Task brief ::
Starting at the first line of the listing below, repeat each line exactly until the line containing "import pandas as pd", which you include. Leave out pictures.

Provided data ::
____________

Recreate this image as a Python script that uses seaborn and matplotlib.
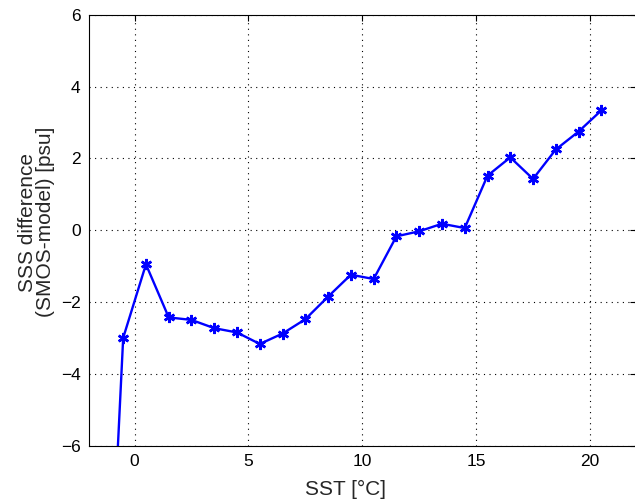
import matplotlib
matplotlib.use("Agg")
import matplotlib.pyplot as plt
import seaborn as sns
import pandas as pd

# SST bin centres and SSS difference (SMOS - model)
sst = [-1.5, -0.5, 0.5, 1.5, 2.5, 3.5, 4.5, 5.5, 6.5, 7.5, 8.5, 9.5, 10.5,
       11.5, 12.5, 13.5, 14.5, 15.5, 16.5, 17.5, 18.5, 19.5, 20.5]
sss_diff = [-16.0, -3.0, -0.95, -2.43, -2.50, -2.73, -2.85, -3.17, -2.88, -2.48,
            -1.85, -1.24, -1.36, -0.17, -0.03, 0.18, 0.06, 1.52, 2.03, 1.43,
            2.25, 2.75, 3.34]

df = pd.DataFrame({"sst": sst, "diff": sss_diff})

sns.set_style("white")
plt.rcParams["font.family"] = ["Liberation Sans", "DejaVu Sans"]

fig = plt.figure(figsize=(6.35, 5.03), dpi=100)
ax = fig.add_axes([0.1402, 0.1143, 0.8606, 0.856])

sns.lineplot(data=df, x="sst", y="diff", ax=ax, color="#0000ff",
             linewidth=1.7, marker=(6, 2, 0), markersize=8,
             markeredgewidth=1.8, markeredgecolor="#0000ff", sort=False)

ax.set_xlim(-2, 22)
ax.set_ylim(-6, 6)
ax.set_xticks([0, 5, 10, 15, 20])
ax.set_yticks([-6, -4, -2, 0, 2, 4, 6])
ax.grid(True, linestyle=(0, (1, 4)), color="black", linewidth=0.8)
ax.tick_params(direction="in", length=4, width=0.8, labelsize=12.5, pad=6,
               top=True, right=True, colors="black")
for s in ax.spines.values():
    s.set_color("black")
    s.set_linewidth(0.8)

ax.set_xlabel("SST [°C]", fontsize=15, va="center")
ax.xaxis.set_label_coords(0.470, -0.101)
ax.set_ylabel("SSS difference\n(SMOS-model) [psu]", fontsize=15,
              va="center", linespacing=0.95)
ax.yaxis.set_label_coords(-0.096, 0.519)

fig.savefig("out.png", dpi=100)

____________

Answer to the problem ::
Recreate this image as a Python script that uses seaborn and matplotlib.
import matplotlib
matplotlib.use("Agg")
import matplotlib.pyplot as plt
import seaborn as sns
import pandas as pd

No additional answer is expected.